Muna is also a director and co-founder for Glowork (“the first MENA staffing and recruiting company dedicated to women and their economic empowerment”) and Meedan (described as “a gathering place for English and Arabic speakers who want to exchange thoughts on Middle East issues”).

Dr. Naif A. Al-Mutawa – @DrNaif

Born in Kuwait, Dr. Naif A. Al-Mutawa founded Teshkeel Comics while studying for his M.B.A. at Columbia Business School in 2003. Teshkeel Comics established a relationship with Marvel Comics which lead to the release of  The Spectacular Spider-Man in Arabic in 2006. A year later, Dr. Natif released The 99, which as CNN describes, “follows 99 superheroes whose powers are based on the Qu’ran’s 99 Virtues of Allah: strength, courage, and wisdom among them.”

Not only did The 99 do a six-issue crossover with DC Comics in 2010, Dr. Natif even received a shout out from President Obama during the 2010 Presidential Summit on Entrepreneurship.

“His comic books have captured the imagination of so many young people, with superheroes who embody the teachings and tolerance of Islam. In his comic books, Superman and Batman reached out to their Muslim counterparts. And I hear they are making progress, too.”
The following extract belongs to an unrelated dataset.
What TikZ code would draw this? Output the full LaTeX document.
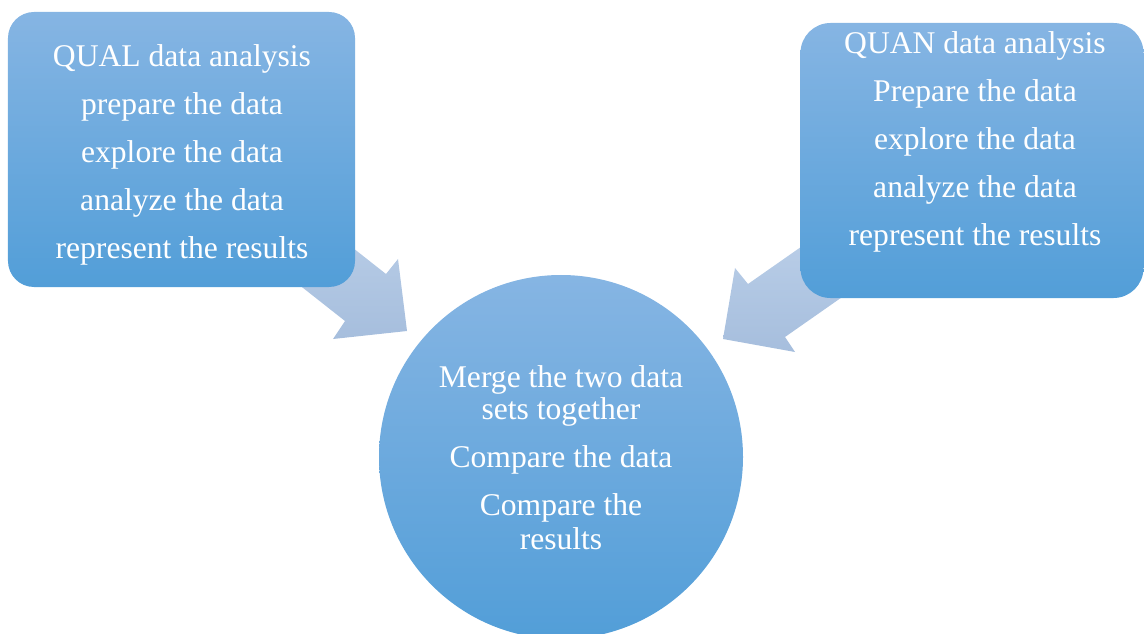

The 99 have also spawned a theme park in Kuwait and international animated series. In 2014 Dr. Natif was awarded the 2014 Islamic Economy Award and named by ‘Forbes’ magazine as one of the Top 20 Trends Sweeping the Globe.

Salma Ali Saif Saeed Bin Hareb

When Salma Ali Saif Saeed Bin Hareb became the Chief Executive Officer at Jebel Ali Free Zone Authority in June of 2005, she made history. She became the “first ever woman to assume this level of responsibility in a free zone in the United Arab Emirates, Middle East, and North Africa region.” As Bloomberg Business states, she helped make “Jafza one of the most customer-friendly organizations in the region, and possibly the world, she has not only changed the dynamics of the free zones business worldwide but has also contributed towards its tremendous growth over the past three years.” She also helped Dubai secure the World Expo in 2020, which she promises to increase economic activity, as well as  “generate approximately 277,000 new opportunities in Dubai, and each opportunity will sustain another 50 jobs in the region.”
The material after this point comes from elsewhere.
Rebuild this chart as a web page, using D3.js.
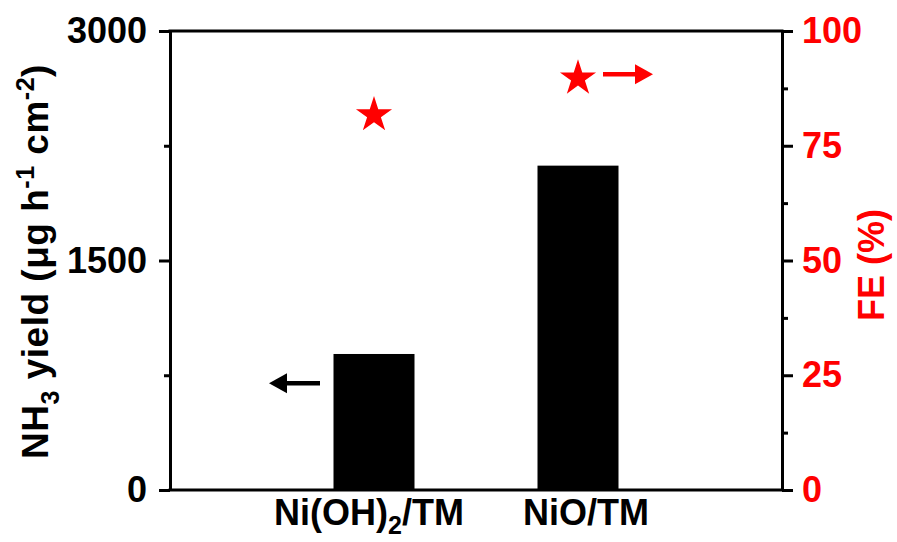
<!DOCTYPE html>
<meta charset="utf-8">
<style>
    body { margin: 0; background: #fff; }
    svg text { font-family: "Liberation Sans", Arial, sans-serif; font-weight: bold; }
    .axis path, .axis line { stroke: #000; stroke-width: 3px; }
</style>
<svg width="897" height="542"></svg>
<script src="https://cdn.jsdelivr.net/npm/d3@7"></script>
<script>

    // data
    var catalysts = ["Ni(OH)2/TM", "NiO/TM"];
    var yieldValues = [889, 2120];      // NH3 yield, ug h-1 cm-2
    var feValues = [81.7, 89.7];        // Faradaic efficiency, %
    var yieldTicks = [0, 1500, 3000];
    var yieldMinor = [750, 2250];
    var feTicks = [0, 25, 50, 75, 100];
    var feMinor = [12.5, 37.5, 62.5, 87.5];

    var svg = d3.select("svg");
    var pLeft = 170, pRight = 782, pTop = 31, pBottom = 490;
    var red = "#ff0000";

    var x = d3.scalePoint().domain(catalysts).range([pLeft, pRight]).padding(1);
    var y = d3.scaleLinear().domain([0, 3000]).range([pBottom, pTop]);
    var yFE = d3.scaleLinear().domain([0, 100]).range([pBottom, pTop]);
    var barW = 81;

    // bars
    svg.append("g").selectAll("rect")
        .data(catalysts)
        .enter().append("rect")
        .attr("x", function (d) { return x(d) - barW / 2; })
        .attr("width", barW)
        .attr("y", function (d, i) { return y(yieldValues[i]); })
        .attr("height", function (d, i) { return pBottom - y(yieldValues[i]); })
        .attr("fill", "#000");

    // frame
    svg.append("line").attr("x1", pLeft - 1.5).attr("x2", pRight + 1.5).attr("y1", pTop).attr("y2", pTop)
        .attr("stroke", "#000").attr("stroke-width", 3);
    svg.append("line").attr("x1", pLeft - 1.5).attr("x2", pRight + 1.5).attr("y1", pBottom).attr("y2", pBottom)
        .attr("stroke", "#000").attr("stroke-width", 3);

    // left axis
    var gL = svg.append("g").attr("class", "axis").attr("transform", "translate(" + pLeft + ",0)")
        .call(d3.axisLeft(y).tickValues(yieldTicks).tickFormat(d3.format("d"))
            .tickSize(11).tickPadding(12).tickSizeOuter(0));
    svg.append("g").attr("class", "axis").attr("transform", "translate(" + pLeft + ",0)")
        .call(d3.axisLeft(y).tickValues(yieldMinor).tickSize(6).tickFormat(""))
        .select(".domain").remove();
    gL.selectAll("text").attr("font-size", 36).attr("fill", "#000")
        .style("font-family", "'Liberation Sans', Arial, sans-serif");

    // right axis
    var gR = svg.append("g").attr("class", "axis").attr("transform", "translate(" + pRight + ",0)")
        .call(d3.axisRight(yFE).tickValues(feTicks).tickSize(11).tickPadding(9).tickSizeOuter(0));
    svg.append("g").attr("class", "axis").attr("transform", "translate(" + pRight + ",0)")
        .call(d3.axisRight(yFE).tickValues(feMinor).tickSize(6).tickFormat(""))
        .select(".domain").remove();
    gR.selectAll("text").attr("font-size", 36).attr("fill", red)
        .style("font-family", "'Liberation Sans', Arial, sans-serif");

    // category labels
    var xl = svg.append("g").selectAll("text")
        .data(catalysts)
        .enter().append("text")
        .attr("x", function (d) { return x(d) + (d === "NiO/TM" ? 8 : -5); })
        .attr("y", 525)
        .attr("text-anchor", "middle")
        .attr("font-size", 36);
    xl.each(function (d) {
        var t = d3.select(this);
        if (d === "Ni(OH)2/TM") {
            t.append("tspan").text("Ni(OH)");
            t.append("tspan").attr("font-size", 25).attr("dy", 9).text("2");
            t.append("tspan").attr("dy", -9).text("/TM");
        } else {
            t.text(d);
        }
    });

    // left title
    var tl = svg.append("text")
        .attr("transform", "translate(48," + ((pTop + pBottom) / 2 + 1) + ") rotate(-90)")
        .attr("text-anchor", "middle")
        .attr("font-size", 37)
        .attr("letter-spacing", 0.5);
    tl.append("tspan").text("NH");
    tl.append("tspan").attr("font-size", 25).attr("dy", 11).text("3");
    tl.append("tspan").attr("dy", -11).text(" yield (\u03bcg h");
    tl.append("tspan").attr("font-size", 25).attr("dy", -14).text("-1");
    tl.append("tspan").attr("dy", 14).text(" cm");
    tl.append("tspan").attr("font-size", 25).attr("dy", -14).text("-2");
    tl.append("tspan").attr("dy", 14).text(")");

    // right title
    svg.append("text")
        .attr("transform", "translate(884,265) rotate(-90)")
        .attr("text-anchor", "middle")
        .attr("font-size", 36)
        .attr("fill", red)
        .text("FE (%)");

    // FE stars
    svg.append("g").selectAll("path")
        .data(catalysts)
        .enter().append("path")
        .attr("d", d3.symbol().type(d3.symbolStar).size(405))
        .attr("transform", function (d, i) { return "translate(" + x(d) + "," + yFE(feValues[i]) + ")"; })
        .attr("fill", red);

    // arrows pointing to the axes
    function arrow(x0, x1, yy, col) {
        var dir = x1 > x0 ? 1 : -1;
        var headL = 18, headH = 10;
        svg.append("line").attr("x1", x0).attr("x2", x1 - dir * headL + dir * 2)
            .attr("y1", yy).attr("y2", yy).attr("stroke", col).attr("stroke-width", 4.5);
        svg.append("path")
            .attr("d", "M" + x1 + "," + yy + "L" + (x1 - dir * headL) + "," + (yy - headH) +
                "L" + (x1 - dir * headL) + "," + (yy + headH) + "Z")
            .attr("fill", col);
    }
    arrow(x(catalysts[0]) - 54, x(catalysts[0]) - 105, y(697), "#000");
    arrow(x(catalysts[1]) + 25, x(catalysts[1]) + 75, yFE(feValues[1]) - 4, red);

</script>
Besides being included as one of the Most Powerful Arab Women by Forbes for multiple years, Salma Ali Saif Saeed Bin Hareb was also recognized with the “Business Women Award 2006 for Leadership”. She also serves as a director for of Forsa LLC. which “is a private equity and venture capital firm specializing in investments in startups and expansion capital in mid cap companies.”  Forsa LLC.invests in female-led or female-oriented businesses in Saudi Arabia, Kuwait, Bahrain, Qatar, the United Arab Emirates, and the Sultanate of Oman.

Loai Naseem and Mona Al Haddad – @lmnassem

With a background in fashion design, Loai Naseem worked for Jean Paul Gaultier in Paris. In 2005, Loai founded Lomar Thobe with his wife Mona Al Haddad. The husband and wife team began their operation in a basement and sought out to change a Saudi staple. He informs Forbes that, “In the past, people had four options: white or off-white, collar or no collar.” With Lomar Thobe, the entrepreneurs blend tradition with future trends, which has resulted in the production of 120,000 garments and annual sales of $16 million by 2013.
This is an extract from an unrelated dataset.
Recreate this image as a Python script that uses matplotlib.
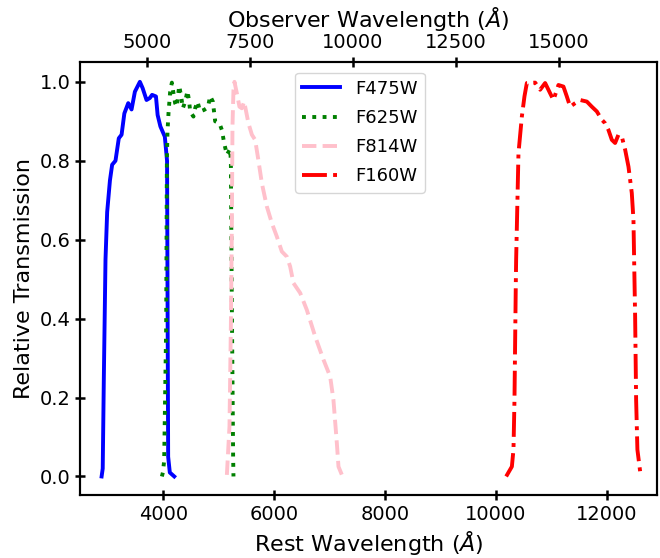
import numpy as np
import matplotlib
matplotlib.use("Agg")
import matplotlib.pyplot as plt

# ---------------- DATA (rest-frame wavelength, relative transmission) ----------------
z = 0.347

f475w_wave = [2890, 2910, 2930, 2960, 2990, 3040, 3080, 3140, 3200, 3250, 3300, 3370,
              3430, 3490, 3580, 3630, 3700, 3760, 3800, 3870, 3900, 3950, 4030, 4070,
              4078, 4090, 4120, 4200]
f475w_trans = [0.0, 0.02, 0.25, 0.55, 0.67, 0.75, 0.79, 0.80, 0.857, 0.866, 0.92, 0.946,
               0.93, 0.975, 1.0, 0.984, 0.954, 0.959, 0.967, 0.963, 0.916, 0.887, 0.861, 0.80,
               0.5, 0.05, 0.01, 0.0]

f625w_wave = [3977, 3995, 4018, 4054, 4067, 4078, 4096, 4126, 4157, 4186, 4216, 4247,
              4289, 4325, 4355, 4397, 4438, 4469, 4487, 4546, 4577, 4619, 4667, 4739,
              4806, 4848, 4896, 4938, 5015, 5059, 5100, 5149, 5208, 5221, 5235, 5262, 5268]
f625w_trans = [0.0, 0.01, 0.04, 0.38, 0.80, 0.874, 0.92, 0.975, 0.998, 0.971, 0.946, 0.937,
               0.99, 0.963, 0.933, 0.95, 0.977, 0.95, 0.925, 0.912, 0.933, 0.95, 0.925, 0.929,
               0.935, 0.964, 0.95, 0.90, 0.895, 0.878, 0.845, 0.815, 0.83, 0.80, 0.5, 0.05, 0.0]

f814w_wave = [5149, 5196, 5221, 5239, 5250, 5268, 5286, 5329, 5376, 5419, 5461, 5538,
              5600, 5659, 5719, 5780, 5870, 5960, 6050, 6140, 6231, 6290, 6350, 6471,
              6591, 6741, 6891, 7012, 7071, 7132, 7162, 7223]
f814w_trans = [0.004, 0.127, 0.38, 0.633, 0.887, 0.98, 1.0, 0.971, 0.937, 0.933, 0.95, 0.895,
               0.866, 0.853, 0.80, 0.743, 0.684, 0.642, 0.608, 0.570, 0.557, 0.532, 0.49, 0.465,
               0.422, 0.355, 0.296, 0.253, 0.194, 0.085, 0.025, 0.004]

f160w_wave = [10186, 10289, 10318, 10336, 10360, 10366, 10408, 10469, 10516, 10559, 10709,
              10799, 10889, 10979, 11039, 11129, 11219, 11280, 11340, 11430, 11520, 11641,
              11731, 11821, 11911, 11971, 12031, 12092, 12151, 12211, 12272, 12332, 12392,
              12452, 12482, 12494, 12512, 12530, 12553, 12602]
f160w_trans = [0.0, 0.025, 0.068, 0.194, 0.49, 0.549, 0.819, 0.912, 0.963, 0.997, 0.998,
               0.98, 0.997, 0.971, 0.954, 0.992, 0.988, 0.963, 0.937, 0.946, 0.954, 0.95,
               0.937, 0.925, 0.904, 0.895, 0.878, 0.853, 0.845, 0.866, 0.861, 0.828, 0.785,
               0.718, 0.65, 0.549, 0.405, 0.194, 0.068, 0.013]

filters = ["F475W", "F625W", "F814W", "F160W"]
colors = ["blue", "green", "pink", "red"]
styles = ["-", ":", "--", "-."]

# ---------------- PLOT ----------------
fig = plt.figure(figsize=(6.6, 5.58), dpi=100)
ax = fig.add_axes([0.1212, 0.1129, 0.8743, 0.7765])

waves = [f475w_wave, f625w_wave, f814w_wave, f160w_wave]
trans = [f475w_trans, f625w_trans, f814w_trans, f160w_trans]
for w, t, name, c, ls in zip(waves, trans, filters, colors, styles):
    ax.plot(w, t, color=c, ls=ls, lw=2.8, label=name)

xlim = (2500, 12907)
ax.set_xlim(xlim)
ax.set_ylim(-0.047, 1.051)
ax.set_xticks([4000, 6000, 8000, 10000, 12000])
ax.set_yticks([0.0, 0.2, 0.4, 0.6, 0.8, 1.0])
ax.set_xlabel(r"Rest Wavelength ($\AA$)", fontsize=16)
ax.set_ylabel("Relative Transmission", fontsize=16)
ax.tick_params(direction="inout", length=7, width=1.8, labelsize=14)

ax2 = ax.twiny()
ax2.set_xlim(xlim[0] * (1 + z), xlim[1] * (1 + z))
ax2.set_xticks([5000, 7500, 10000, 12500, 15000])
ax2.set_xlabel(r"Observer Wavelength ($\AA$)", fontsize=16)
ax2.tick_params(direction="inout", length=7, width=1.8, labelsize=14)

for a in (ax, ax2):
    for sp in a.spines.values():
        sp.set_linewidth(1.5)

ax.legend(loc="upper center", bbox_to_anchor=(0.485, 1.0), fontsize=13,
          handlelength=2.1, labelspacing=0.62, borderaxespad=0.6)

fig.savefig("out.png", dpi=100)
Lomar Thobe now has 11 locations across Saudi Arabia and is using the waste from their factories to create furniture for its Lomar Home line. Lomar is looking to expand into the hotel industry and break into international markets in New York, London and Milan.

As a pioneer, Lomar offered this piece of advice to his fellow entrepreneurs, “It is important to stay creative, to challenge what is normal and what is accepted, and to keep moving forward.”


With a busy schedule and a 24 hour news cycle, it can be easy to miss the amazing innovations happening across the world. I, for one, will be keeping an eye on these inspiring innovators who are striving to change the world.